Cosmological bounds on dark matter-neutrino interactions
Gianpiero Mangano, Alessandro Melchiorri, Paolo Serra, Asantha Cooray, Marc Kamionkowski
TL;DR
The paper investigates cosmological bounds on neutrino–dark-matter interactions for MeV-scale dark matter by parameterizing the cross section with two regimes, $\langle \sigma_{dm-\nu}|v| \rangle \propto a^{-2}$ and a constant case, and introducing opacities $Q_2$ and $Q_0$. It analyzes linear perturbations with modified Euler equations, predicting diffusion-damped oscillations in the dark-matter density field, and constrains these effects using SDSS galaxy clustering data. The authors compare cosmological constraints with astrophysical bounds from SN1987A, finding $Q_2 \lesssim 10^{-42}\ \mathrm{cm^2\,MeV^{-1}}$ and $Q_0 \lesssim 10^{-34}\ \mathrm{cm^2\,MeV^{-1}}$, with stronger SN bounds on $Q_2$ in some regimes and the possibility that only a DM fraction couples, which relaxes limits. They argue that a relic-density–consistent scenario requires a DM particle–antiparticle asymmetry and that detection of NIDM-induced oscillations would imply such an asymmetry, providing a concrete target for future CMB+LSS analyses. The work narrows viable DM–neutrino interaction parameter space and links potential small-scale structure signatures to fundamental dark-sector asymmetries.
Abstract
We investigate the cosmological effects of a neutrino interaction with cold dark matter. We postulate a neutrino that interacts with a ``neutrino interacting dark matter'' (NIDM) particle with an elastic-scattering cross section that either decreases with temperature as $T^2$ or remains constant with temperature. The neutrino--dark-matter interaction results in a neutrino--dark-matter fluid with pressure, and this pressure results in diffusion-damped oscillations in the matter power spectrum, analogous to the acoustic oscillations in the baryon-photon fluid.
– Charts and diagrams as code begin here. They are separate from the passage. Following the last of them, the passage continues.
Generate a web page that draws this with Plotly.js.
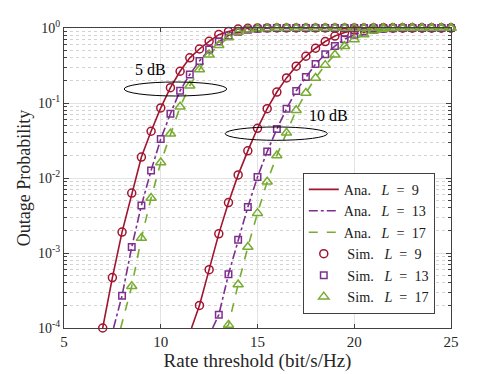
<!DOCTYPE html>
<html>
<head>
<meta charset="utf-8">
<script src="https://cdn.plot.ly/plotly-3.0.1.min.js"></script>
<style>html,body{margin:0;padding:0;background:#fff;}#chart{width:498px;height:374px;}</style>
</head>
<body>
<div id="chart"></div>
<script>
// ---- 5 dB, simulated ----
const x5_L9  = [7.0,7.5,8.0,8.5,9.0,9.5,10.0,10.5,11.0,11.5,12.0,12.5,13.0,13.5,14.0,14.5,15.0,15.5,16.0,16.5,17.0,17.5,18.0,18.5,19.0,19.5,20.0,20.5,21.0,21.5,22.0,22.5,23.0,23.5,24.0,24.5,25.0];
const y5_L9  = [1.0e-4,4.7e-4,1.9e-3,6.3e-3,1.9e-2,4.2e-2,8.6e-2,0.16,0.265,0.40,0.525,0.665,0.816,0.90,0.97,0.99,0.997,1,1,1,1,1,1,1,1,1,1,1,1,1,1,1,1,1,1,1,1];
const x5_L13 = [8.0,8.5,9.0,9.5,10.0,10.5,11.0,11.5,12.0,12.5,13.0,13.5,14.0,14.5,15.0,15.5,16.0,16.5,17.0,17.5,18.0,18.5,19.0,19.5,20.0,20.5,21.0,21.5,22.0,22.5,23.0,23.5,24.0,24.5,25.0];
const y5_L13 = [2.7e-4,1.2e-3,4.3e-3,1.26e-2,3.3e-2,7.2e-2,0.146,0.24,0.363,0.515,0.66,0.79,0.89,0.95,0.98,0.995,1,1,1,1,1,1,1,1,1,1,1,1,1,1,1,1,1,1,1];
const x5_L17 = [8.5,9.0,9.5,10.0,10.5,11.0,11.5,12.0,12.5,13.0,13.5,14.0,14.5,15.0,15.5,16.0,16.5,17.0,17.5,18.0,18.5,19.0,19.5,20.0,20.5,21.0,21.5,22.0,22.5,23.0,23.5,24.0,24.5,25.0];
const y5_L17 = [3.6e-4,1.58e-3,5.4e-3,1.61e-2,3.9e-2,8.9e-2,0.17,0.28,0.44,0.59,0.745,0.885,0.95,0.985,0.996,1,1,1,1,1,1,1,1,1,1,1,1,1,1,1,1,1,1,1];
// ---- 10 dB, simulated ----
const x10_L9  = [12.0,12.5,13.0,13.5,14.0,14.5,15.0,15.5,16.0,16.5,17.0,17.5,18.0,18.5,19.0,19.5,20.0,20.5,21.0,21.5,22.0,22.5,23.0,23.5,24.0,24.5,25.0];
const y10_L9  = [2.0e-4,6.0e-4,1.8e-3,4.7e-3,1.1e-2,2.3e-2,4.6e-2,8.4e-2,0.14,0.216,0.31,0.42,0.537,0.66,0.78,0.87,0.94,0.98,0.995,1,1,1,1,1,1,1,1];
const x10_L13 = [13.0,13.5,14.0,14.5,15.0,15.5,16.0,16.5,17.0,17.5,18.0,18.5,19.0,19.5,20.0,20.5,21.0,21.5,22.0,22.5,23.0,23.5,24.0,24.5,25.0];
const y10_L13 = [1.5e-4,5.2e-4,1.5e-3,4.1e-3,1.03e-2,2.25e-2,4.5e-2,8.4e-2,0.145,0.222,0.33,0.446,0.575,0.71,0.81,0.90,0.95,0.98,0.995,1,1,1,1,1,1];
const x10_L17 = [13.5,14.0,14.5,15.0,15.5,16.0,16.5,17.0,17.5,18.0,18.5,19.0,19.5,20.0,20.5,21.0,21.5,22.0,22.5,23.0,23.5,24.0,24.5,25.0];
const y10_L17 = [1.1e-4,3.8e-4,1.2e-3,3.4e-3,8.9e-3,2.0e-2,4.0e-2,8.0e-2,0.136,0.216,0.32,0.44,0.57,0.70,0.82,0.92,0.97,0.99,0.998,1,1,1,1,1];
// ---- analytic curves: where each line meets the bottom of the axis (y = 1e-4) ----
const lineStartX = {L9_5: 7.0, L13_5: 7.56, L17_5: 7.93, L9_10: 11.59, L13_10: 12.68, L17_10: 13.32};
const floorY = 1e-4;

const yTickVals = [1e-4, 1e-3, 1e-2, 1e-1, 1];
const yTickText = ['10<sup>-4</sup>','10<sup>-3</sup>','10<sup>-2</sup>','10<sup>-1</sup>','10<sup>0</sup>'];
const xTickVals = [5, 10, 15, 20, 25];

const labels = ['9', '13', '17'];
const colors = ['#a2142f', '#7e2f8e', '#77ac30'];
const dashes = ['solid', 'dashdot', 'dash'];
const symbols = ['circle-open', 'square-open', 'triangle-up-open'];
const msize = [8, 6.5, 9];

function withStart(x0, xs, ys) {
  if (x0 < xs[0]) return [[x0].concat(xs), [floorY].concat(ys)];
  return [xs, ys];
}

const sets5  = [[x5_L9, y5_L9, lineStartX.L9_5], [x5_L13, y5_L13, lineStartX.L13_5], [x5_L17, y5_L17, lineStartX.L17_5]];
const sets10 = [[x10_L9, y10_L9, lineStartX.L9_10], [x10_L13, y10_L13, lineStartX.L13_10], [x10_L17, y10_L17, lineStartX.L17_10]];

const sp = '\u00a0';
function legName(kind, lab) {
  return kind + sp + sp + sp + '<i>L</i>' + sp + sp + '=' + sp + sp + lab;
}
const traces = [];
for (let i = 0; i < 3; i++) {
  [sets5[i], sets10[i]].forEach((s, k) => {
    const [lx, ly] = withStart(s[2], s[0], s[1]);
    traces.push({
      x: lx, y: ly, mode: 'lines', type: 'scatter',
      name: legName('Ana.', labels[i]),
      legendgroup: 'ana' + i, showlegend: k === 0, legendrank: 1 + i,
      line: {color: colors[i], width: 1.6, dash: dashes[i]},
      hoverinfo: 'skip'
    });
  });
}
for (let i = 0; i < 3; i++) {
  [sets5[i], sets10[i]].forEach((s, k) => {
    traces.push({
      x: s[0], y: s[1], mode: 'markers', type: 'scatter', cliponaxis: false,
      name: sp + legName('Sim.', labels[i]),
      legendgroup: 'sim' + i, showlegend: k === 0, legendrank: 4 + i,
      marker: {symbol: symbols[i], size: msize[i], color: colors[i], line: {color: colors[i], width: 1.5}},
      hoverinfo: 'skip'
    });
  });
}

const font = 'Liberation Serif, Times New Roman, serif';
const layout = {
  width: 498, height: 374,
  margin: {l: 64, r: 47, t: 28, b: 46, pad: 0},
  paper_bgcolor: '#fff', plot_bgcolor: '#fff',
  font: {family: font, color: '#262626', size: 13},
  showlegend: true,
  legend: {
    x: 0.617, y: 0.518, xanchor: 'left', yanchor: 'top',
    bgcolor: '#fff', bordercolor: '#404040', borderwidth: 1,
    font: {family: font, size: 14.2, color: '#1a1a1a'},
    tracegroupgap: 0, itemwidth: 30
  },
  xaxis: {
    range: [5, 25], tickmode: 'array', tickvals: xTickVals,
    ticks: 'inside', ticklen: 4, tickcolor: '#404040', mirror: 'allticks',
    showline: true, linecolor: '#404040', linewidth: 1,
    showgrid: true, gridcolor: '#e3e3e3', gridwidth: 1, zeroline: false,
    tickfont: {family: font, size: 15, color: '#262626'},
    automargin: false,
    title: {text: 'Rate threshold (bit/s/Hz)', font: {family: font, size: 19, color: '#262626'}, standoff: 4}
  },
  yaxis: {
    type: 'log', range: [-4, 0], tickmode: 'array', tickvals: yTickVals, ticktext: yTickText,
    ticks: 'inside', ticklen: 5, tickcolor: '#404040', mirror: 'allticks',
    showline: true, linecolor: '#404040', linewidth: 1,
    showgrid: true, gridcolor: '#e3e3e3', gridwidth: 1, zeroline: false,
    tickfont: {family: font, size: 14, color: '#262626'},
    automargin: false,
    minor: {dtick: 'D1', ticks: 'inside', ticklen: 3, tickcolor: '#404040', showgrid: true, gridcolor: '#d3d3d3', griddash: 'dot', gridwidth: 1},
    title: {text: 'Outage Probability', font: {family: font, size: 18, color: '#262626'}, standoff: 2}
  },
  shapes: [
    {type: 'circle', xref: 'x', yref: 'y', x0: 8.11, x1: 13.41, y0: 0.124, y1: 0.1905, line: {color: '#000', width: 1}},
    {type: 'circle', xref: 'x', yref: 'y', x0: 13.33, x1: 18.61, y0: 0.0318, y1: 0.0479, line: {color: '#000', width: 1}}
  ],
  annotations: [
    {text: '5 dB', x: 9.47, y: Math.log10(0.279), xref: 'x', yref: 'y', showarrow: false, font: {family: font, size: 16, color: '#000'}},
    {text: '10 dB', x: 18.67, y: Math.log10(0.0684), xref: 'x', yref: 'y', showarrow: false, font: {family: font, size: 16, color: '#000'}}
  ]
};

Plotly.newPlot('chart', traces, layout, {displayModeBar: false, staticPlot: true});
</script>
</body>
</html>
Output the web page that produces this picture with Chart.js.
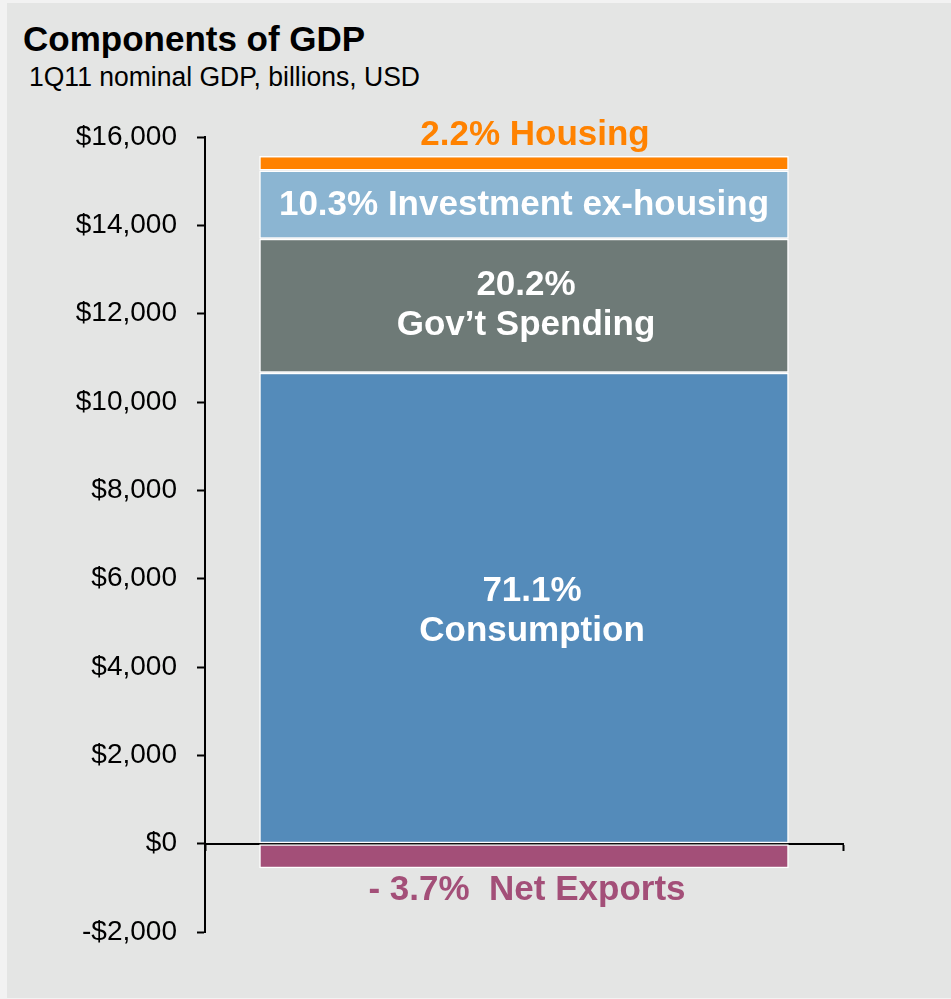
<!DOCTYPE html>
<html>
<head>
<meta charset="utf-8">
<script src="https://cdn.jsdelivr.net/npm/chart.js@4.4.1/dist/chart.umd.min.js"></script>
<style>
  html, body { margin: 0; padding: 0; background: #f2f2f2; }
  #wrap { position: relative; width: 951px; height: 999px; overflow: hidden; }
  #panel { position: absolute; left: 7px; top: 3px; width: 944px; height: 995px; background: #e4e5e4; }
  #title { position: absolute; left: 23px; top: 21px; font: bold 35px "Liberation Sans", Arial, sans-serif; line-height: 35px; color: #000; white-space: nowrap; }
  #subtitle { position: absolute; left: 29px; top: 64px; font: 27px "Liberation Sans", Arial, sans-serif; line-height: 27px; color: #000; white-space: nowrap; transform: scaleX(0.982); transform-origin: left top; }
  canvas { position: absolute; left: 0; top: 0; }
</style>
</head>
<body>
<div id="wrap">
  <div id="panel"></div>
  <div id="title">Components of GDP</div>
  <div id="subtitle">1Q11 nominal GDP, billions, USD</div>
  <canvas id="c" width="951" height="999"></canvas>
</div>
<script>
// ---- data ----
const categories = ['1Q11'];
const componentNames = ['Consumption', 'Gov\u2019t Spending', 'Investment ex-housing', 'Housing', 'Net Exports'];
const consumption = [10665];
const govSpending = [3030];
const investmentExHousing = [1545];
const housing = [330];
const netExports = [-555];
const sharePct = ['71.1%', '20.2%', '10.3%', '2.2%', '- 3.7%'];
const yTickValues = [-2000, 0, 2000, 4000, 6000, 8000, 10000, 12000, 14000, 16000];

const colors = ['#548bba', '#6e7a77', '#8bb5d2', '#ff8200', '#a34f78'];
const seriesValues = [consumption, govSpending, investmentExHousing, housing, netExports];

const FONT = '"Liberation Sans", Arial, sans-serif';
// small label nudges (px) to mimic the hand-placed text boxes
const labelDx = [8, 2, 0, 11, 3];
const labelDy = [3, 0, 1, 1, 0];

const labelPlugin = {
  id: 'segLabels',
  afterDatasetsDraw(chart) {
    const ctx = chart.ctx;
    ctx.save();
    ctx.textAlign = 'center';
    ctx.textBaseline = 'middle';
    ctx.font = 'bold 35px ' + FONT;
    chart.data.datasets.forEach((ds, i) => {
      const el = chart.getDatasetMeta(i).data[0];
      if (!el) return;
      const top = Math.min(el.y, el.base), bot = Math.max(el.y, el.base);
      const cx = el.x + labelDx[i], cy = (top + bot) / 2 + labelDy[i];
      const name = componentNames[i], pct = sharePct[i];
      if (i === 0 || i === 1) {
        ctx.fillStyle = '#ffffff';
        ctx.fillText(pct, cx, cy - 20);
        ctx.fillText(name, cx, cy + 20);
      } else if (i === 2) {
        ctx.fillStyle = '#ffffff';
        ctx.fillText(pct + ' ' + name, cx, cy);
      } else if (i === 3) {
        ctx.fillStyle = colors[3];
        ctx.fillText(pct + ' ' + name, cx, top - 22 + labelDy[i]);
      } else if (i === 4) {
        ctx.fillStyle = colors[4];
        ctx.fillText(pct + '  ' + name, cx, bot + 22 + labelDy[i]);
      }
    });
    ctx.restore();
  }
};

new Chart(document.getElementById('c'), {
  type: 'bar',
  data: {
    labels: categories,
    datasets: seriesValues.map((vals, i) => ({
      label: componentNames[i],
      data: vals,
      backgroundColor: colors[i],
      borderColor: '#ffffff',
      borderWidth: 1.5,
      borderSkipped: false,
      barPercentage: 0.83,
      categoryPercentage: 1.0
    }))
  },
  options: {
    responsive: false,
    animation: false,
    devicePixelRatio: 1,
    layout: { padding: { top: 137, bottom: 67, left: 0, right: 108 } },
    plugins: { legend: { display: false }, tooltip: { enabled: false }, title: { display: false } },
    scales: {
      x: {
        stacked: true,
        position: { y: 0 },
        z: 1,
        offset: true,
        ticks: { display: false },
        grid: { display: true, offset: true, drawOnChartArea: false, drawTicks: true, tickLength: 6, tickColor: '#000', tickWidth: 2 },
        border: { display: true, color: '#000', width: 2 }
      },
      y: {
        stacked: true,
        min: -2000,
        max: 16000,
        afterFit(scale) { scale.width = 205; },
        afterBuildTicks(scale) { scale.ticks = yTickValues.map(v => ({ value: v })); },
        ticks: {
          padding: 20,
          color: '#000',
          font: { family: FONT, size: 28 },
          callback: (v) => (v < 0 ? '-$' : '$') + Math.abs(v).toLocaleString('en-US')
        },
        grid: { display: true, drawOnChartArea: false, drawTicks: true, tickLength: 8, tickColor: '#000', tickWidth: 2 },
        border: { display: true, color: '#000', width: 2 }
      }
    }
  },
  plugins: [labelPlugin]
});
</script>
</body>
</html>
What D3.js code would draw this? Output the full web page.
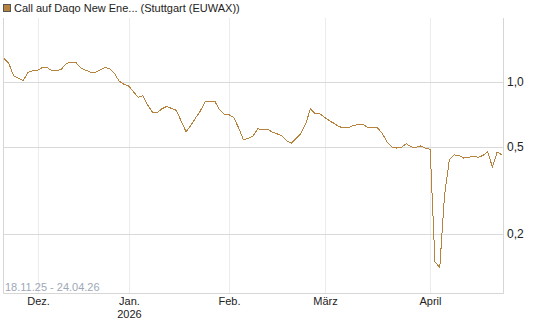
<!DOCTYPE html>
<html>
<head>
<meta charset="utf-8">
<script src="https://cdn.jsdelivr.net/npm/d3@7"></script>
<style>
  body { margin: 0; background: #fff; }
  svg { display: block; font-family: "Liberation Sans", Arial, sans-serif; }
</style>
</head>
<body>
<div id="chart"></div>
<script>
// trading calendar (Stuttgart / EUWAX)
const firstDay = "2025-11-20";
const lastDay = "2026-04-24";
const holidays = ["2025-12-24", "2025-12-25", "2025-12-26", "2025-12-31", "2026-01-01", "2026-04-03", "2026-04-06"];

// closing prices, one per trading day
const prices = [
    1.282, 1.219, 1.069, 1.042, 1.013, 1.109, 1.128, 1.132, 1.166, 1.165,
    1.129, 1.126, 1.148, 1.216, 1.236, 1.232, 1.163, 1.135, 1.112, 1.108,
    1.135, 1.166, 1.155, 1.102, 1.013, 0.978, 0.962, 0.904, 0.851, 0.865,
    0.784, 0.728, 0.723, 0.754, 0.773, 0.756, 0.741, 0.662, 0.591, 0.631,
    0.683, 0.736, 0.814, 0.812, 0.818, 0.747, 0.711, 0.707, 0.687, 0.615,
    0.542, 0.550, 0.565, 0.609, 0.605, 0.608, 0.589, 0.578, 0.566, 0.538,
    0.523, 0.551, 0.580, 0.641, 0.754, 0.713, 0.713, 0.687, 0.663, 0.644,
    0.622, 0.619, 0.619, 0.631, 0.637, 0.637, 0.618, 0.615, 0.616, 0.580,
    0.530, 0.502, 0.497, 0.500, 0.521, 0.503, 0.500, 0.508, 0.496, 0.490,
    0.149, 0.140, 0.302, 0.438, 0.462, 0.459, 0.447, 0.450, 0.457, 0.451,
    0.459, 0.477, 0.407, 0.477, 0.462
];

const monthLabels = ["Dez.", "Jan.", "Feb.", "März", "April"];
const yearLabels = ["", "2026", "", "", ""];
const yTicks = [0.2, 0.5, 1.0];
const yTickLabels = ["0,2", "0,5", "1,0"];

const seriesName = "Call auf Daqo New Ene... (Stuttgart (EUWAX))";
const rangeLabel = "18.11.25 - 24.04.26";

const width = 545;
const height = 327;
const plotLeft = 3, plotRight = 503, plotTop = 18, plotBottom = 293;
const lineColor = "#b5833d";

const parse = d3.timeParse("%Y-%m-%d");
const fmt = d3.timeFormat("%Y-%m-%d");
const days = d3.timeDay.range(parse(firstDay), d3.timeDay.offset(parse(lastDay), 1))
    .filter(d => d.getDay() !== 0 && d.getDay() !== 6 && !holidays.includes(fmt(d)));

const data = days.map((d, i) => ({date: d, idx: i, value: prices[i]}));

// first trading day of each month from December on
const monthStarts = data.filter((d, i) => i > 0 && d.date.getMonth() !== data[i - 1].date.getMonth());

const x = d3.scaleLinear()
            .domain([0, data.length - 1])
            .range([4, 502]);

const y = d3.scaleLog()
            .domain([0.107, 1.93])
            .range([plotBottom, plotTop + 2]);

const svg = d3.select("#chart")
              .append("svg")
              .attr("width", width)
              .attr("height", height);

// vertical month grid
svg.append("g")
   .selectAll("line")
   .data(monthStarts)
   .enter()
   .append("line")
   .attr("x1", d => Math.round(x(d.idx)) + 0.5)
   .attr("x2", d => Math.round(x(d.idx)) + 0.5)
   .attr("y1", plotTop)
   .attr("y2", plotBottom)
   .style("stroke", "#ececec");

// horizontal grid
svg.append("g")
   .selectAll("line")
   .data(yTicks)
   .enter()
   .append("line")
   .attr("x1", plotLeft)
   .attr("x2", plotRight)
   .attr("y1", d => Math.round(y(d)) + 0.5)
   .attr("y2", d => Math.round(y(d)) + 0.5)
   .style("stroke", "#d9d9d9");

// frame
svg.append("path")
   .attr("d", `M${plotLeft + 0.5},${plotTop}V${plotBottom + 0.5}H${plotRight + 0.5}V${plotTop}`)
   .style("fill", "none")
   .style("stroke", "#d6d6d6");

// y labels
svg.append("g")
   .selectAll("text")
   .data(yTicks)
   .enter()
   .append("text")
   .attr("x", plotRight + 4)
   .attr("y", d => y(d) + 4)
   .style("font-size", "12px")
   .style("fill", "#222")
   .text((d, i) => yTickLabels[i]);

// x labels
const xl = svg.append("g")
   .selectAll("text")
   .data(monthStarts)
   .enter()
   .append("text")
   .attr("x", d => Math.round(x(d.idx)) + 0.5)
   .attr("y", 305)
   .attr("text-anchor", "middle")
   .style("font-size", "11px")
   .style("fill", "#222");

xl.append("tspan")
  .text((d, i) => monthLabels[i]);
xl.append("tspan")
  .attr("x", d => Math.round(x(d.idx)) + 0.5)
  .attr("dy", 13)
  .text((d, i) => yearLabels[i]);

// price line
const line = d3.line()
               .x(d => x(d.idx))
               .y(d => y(d.value));

svg.append("path")
   .datum(data)
   .attr("d", line)
   .style("fill", "none")
   .style("stroke", lineColor)
   .style("stroke-width", 1)
   .style("shape-rendering", "crispEdges");

// range label
svg.append("text")
   .attr("x", 5)
   .attr("y", 291)
   .style("font-size", "11px")
   .style("fill", "#9ea7b6")
   .text(rangeLabel);

// legend
svg.append("rect")
   .attr("x", 3.5)
   .attr("y", 4.5)
   .attr("width", 7)
   .attr("height", 7)
   .style("fill", lineColor)
   .style("stroke", "#555");

svg.append("text")
   .attr("x", 14)
   .attr("y", 12)
   .style("font-size", "11px")
   .style("fill", "#222")
   .text(seriesName);
</script>
</body>
</html>
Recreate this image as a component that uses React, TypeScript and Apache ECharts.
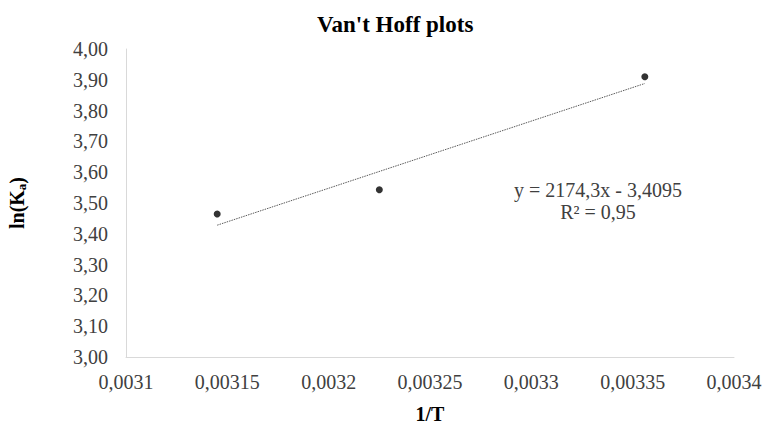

We discuss the bounds from the Sloan Digital Sky Survey on the NIDM opacity (ratio of cross section to NIDM-particle mass) and compare with the constraint from observation of neutrinos from supernova 1987A. If only a fraction of the dark matter interacts with neutrinos, then NIDM oscillations may affect current cosmological constraints from measurements of galaxy clustering. We discuss how detection of NIDM oscillations would suggest a particle-antiparticle asymmetry in the dark-matter sector.